The department should be agile and adaptable to changing needs; specifically, surges in candidate demand and/or the urgency of that demand. While a company can quote specific numbers of how many hires it had the previous year, the coming year forecast can be difficult to predict both in terms of the number or total hires and the distribution of those hires throughout the year. This is an acute problem especially in the government contract world. The reason this is so is the increased “just-in-time-recruitment” pressure of more and more federal government contracts. Corporate recruitment departments in this industry should have established and ready-to-go supplemental recruiting partners who can handle surge sourcing and/or recruiting “pop-up” needs that they can turn on in a moment’s notice. Smart corporate recruitment functions have these contractual relationships already established and in place and ready to be turned on with minimal delay.

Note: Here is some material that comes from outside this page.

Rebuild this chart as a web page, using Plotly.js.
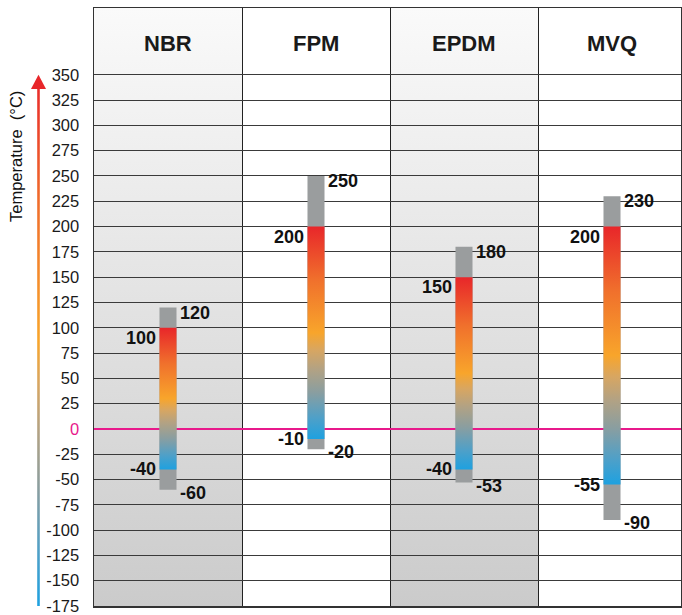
<!DOCTYPE html>
<html><head><meta charset="utf-8">
<script src="https://cdn.plot.ly/plotly-3.0.1.min.js"></script>
<style>html,body{margin:0;padding:0;background:#fff}</style>
</head><body><div id="chart" style="width:682px;height:615px"></div>
<script>
// ---- data ----
const categories = ['NBR', 'FPM', 'EPDM', 'MVQ'];
const maxTemp = [120, 250, 180, 230];   // upper limit (grey cap)
const opMax   = [100, 200, 150, 200];   // upper working temperature
const opMin   = [-40, -10, -40, -55];   // lower working temperature
const minTemp = [-60, -20, -53, -90];   // lower limit (grey cap)
const yTicks = [-175, -150, -125, -100, -75, -50, -25, 0, 25, 50, 75, 100, 125, 150, 175, 200, 225, 250, 275, 300, 325, 350];
const shaded = [true, false, true, false];
const axisTitle = 'Temperature\u00a0 (\u00b0C)';

// ---- style ----
const FONT = '"Liberation Sans", Arial, Helvetica, sans-serif';
const PINK = '#e8198b';
const GREY = '#9a9d9e';
const Y_TOP = 416;            // top of header band
const Y_MIN = -175;
const X_MAX = -0.5 + 587 / 148;
const HALF = 0.0575;          // half bar width (category units)
const barScale = [[0, '#1ea1e0'], [0.1, '#4fa0c8'], [0.22, '#8a9ea0'], [0.33, '#b3a283'],
                  [0.42, '#d8a661'], [0.5, '#f8a52b'], [0.75, '#f0702c'], [1, '#e8262a']];
const bgScale = [[0, '#cbcbcb'], [1, '#fafafa']];

const traces = [];
// background shaded columns (subplot x/y, underneath grid)
categories.forEach((c, i) => {
  if (!shaded[i]) return;
  traces.push({
    type: 'scatter', mode: 'lines', xaxis: 'x', yaxis: 'y',
    x: [i - 0.5, i + 0.5, i + 0.5, i - 0.5, i - 0.5],
    y: [Y_MIN, Y_MIN, Y_TOP, Y_TOP, Y_MIN],
    fill: 'toself', line: {width: 0}, hoverinfo: 'skip', showlegend: false,
    fillgradient: {type: 'vertical', colorscale: bgScale}
  });
});
// bars (subplot x2/y2, above grid)
categories.forEach((c, i) => {
  traces.push({
    type: 'scatter', mode: 'lines', xaxis: 'x2', yaxis: 'y2',
    x: [i - HALF, i + HALF, i + HALF, i - HALF, i - HALF],
    y: [minTemp[i], minTemp[i], maxTemp[i], maxTemp[i], minTemp[i]],
    fill: 'toself', fillcolor: GREY, line: {width: 0}, hoverinfo: 'skip', showlegend: false
  });
  traces.push({
    type: 'scatter', mode: 'lines', xaxis: 'x2', yaxis: 'y2',
    x: [i - HALF, i + HALF, i + HALF, i - HALF, i - HALF],
    y: [opMin[i], opMin[i], opMax[i], opMax[i], opMin[i]],
    fill: 'toself', line: {width: 0}, hoverinfo: 'skip', showlegend: false,
    fillgradient: {type: 'vertical', colorscale: barScale, start: opMin[i], stop: opMax[i]}
  });
});
// temperature arrow in left margin (subplot x3/y3)
const arrowTop = yTicks[yTicks.length - 1];
const arrowBot = yTicks[0];
traces.push({
  type: 'scatter', mode: 'lines', xaxis: 'x3', yaxis: 'y3',
  x: [37.2, 39.8, 39.8, 37.2, 37.2],
  y: [arrowBot, arrowBot, arrowTop - 13, arrowTop - 13, arrowBot],
  fill: 'toself', line: {width: 0}, hoverinfo: 'skip', showlegend: false,
  fillgradient: {type: 'vertical', colorscale: barScale, start: arrowBot, stop: arrowTop}
});
traces.push({
  type: 'scatter', mode: 'lines', xaxis: 'x3', yaxis: 'y3',
  x: [31, 46, 38.5, 31], y: [arrowTop - 14, arrowTop - 14, arrowTop, arrowTop - 14],
  fill: 'toself', fillcolor: '#e8262a', line: {width: 0}, hoverinfo: 'skip', showlegend: false
});

// annotations
const ann = [];
categories.forEach((c, i) => {
  ann.push({xref: 'x2', yref: 'y2', x: i, y: 381, text: '<b>' + c + '</b>', showarrow: false,
            font: {family: FONT, size: 22, color: '#1a1a1a'}, xanchor: 'center', yanchor: 'middle'});
  const lf = {family: FONT, size: 18, color: '#111'};
  ann.push({xref: 'x2', yref: 'y2', x: i + HALF, y: maxTemp[i], text: '<b>' + maxTemp[i] + '</b>', showarrow: false,
            font: lf, xanchor: 'left', yanchor: 'middle', xshift: 1, yshift: -5});
  ann.push({xref: 'x2', yref: 'y2', x: i - HALF, y: opMax[i], text: '<b>' + opMax[i] + '</b>', showarrow: false,
            font: lf, xanchor: 'right', yanchor: 'middle', xshift: -1, yshift: -10});
  ann.push({xref: 'x2', yref: 'y2', x: i - HALF, y: opMin[i], text: '<b>' + opMin[i] + '</b>', showarrow: false,
            font: lf, xanchor: 'right', yanchor: 'middle', xshift: -1, yshift: 0});
  ann.push({xref: 'x2', yref: 'y2', x: i + HALF, y: minTemp[i], text: '<b>' + minTemp[i] + '</b>', showarrow: false,
            font: lf, xanchor: 'left', yanchor: 'middle', xshift: 1, yshift: -3});
});
ann.push({xref: 'paper', yref: 'paper', x: 16 / 681, y: 1 - (157 - 8) / 598, text: axisTitle, textangle: -90,
          showarrow: false, font: {family: FONT, size: 16.5, color: '#111'}, xanchor: 'center', yanchor: 'middle'});

const dom = [94 / 681, 1];
const hidden = {visible: false, showgrid: false, zeroline: false, fixedrange: true};
const layout = {
  width: 682, height: 615,
  margin: {l: 0, r: 1, t: 8, b: 9, pad: 0},
  paper_bgcolor: '#ffffff', plot_bgcolor: 'rgba(0,0,0,0)',
  showlegend: false,
  font: {family: FONT, color: '#111'},
  xaxis: Object.assign({domain: dom, range: [-0.5, X_MAX], anchor: 'y'}, hidden),
  yaxis: Object.assign({domain: [0, 1], range: [Y_MIN, Y_TOP], anchor: 'x'}, hidden),
  xaxis2: {domain: dom, range: [-0.5, X_MAX], anchor: 'y2', fixedrange: true,
           tickmode: 'array', tickvals: [0.5, 1.5, 2.5], showticklabels: false, ticks: '',
           showgrid: true, gridcolor: '#222', gridwidth: 1, zeroline: false,
           showline: true, mirror: true, linecolor: '#333', linewidth: 1.5},
  yaxis2: {domain: [0, 1], range: [Y_MIN, Y_TOP], anchor: 'x2', fixedrange: true,
           tickmode: 'array', tickvals: yTicks,
           ticktext: yTicks.map(v => v === 0 ? '<span style="color:' + PINK + '">0</span>' : String(v)),
           tickfont: {family: FONT, size: 16.5, color: '#1a1a1a'}, ticks: '', ticklabelstandoff: 10,
           showgrid: true, gridcolor: '#3a3a3a', gridwidth: 1,
           zeroline: true, zerolinecolor: PINK, zerolinewidth: 2.5,
           showline: true, mirror: true, linecolor: '#333', linewidth: 1.5},
  xaxis3: Object.assign({domain: [0, 94 / 681], range: [0, 94], anchor: 'y3'}, hidden),
  yaxis3: Object.assign({domain: [0, 1], range: [Y_MIN, Y_TOP], anchor: 'x3'}, hidden),
  annotations: ann
};
Plotly.newPlot('chart', traces, layout, {displayModeBar: false, staticPlot: true});
</script></body></html>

Lastly but by no means the least is the quality, ongoing training, and effective management of your recruiting team. Recruiters come in all flavors and experience levels, so maintain and enhance the integrity of skills of your team. This can be accomplished by internal training or allowing staff a reasonable budget to enhance their skills. You want your team to keep their skills sharp and to become fluent in new ways and means of sourcing, recruiting, and enhancing their skills. Beware of recruiters who are not interested!
If you are a recruiting manager do your best to be a professional manager; that is, address issues promptly, check in with your team on a daily basis even to say “hi” or good morning, encourage a team environment, tell your employees that you are there to support them, be a good mentor, mean it, and make it a fun place to work. Great professional recruitment teams not only accomplish their defined goals but enjoy the psychological satisfaction and accomplishment of a job well done.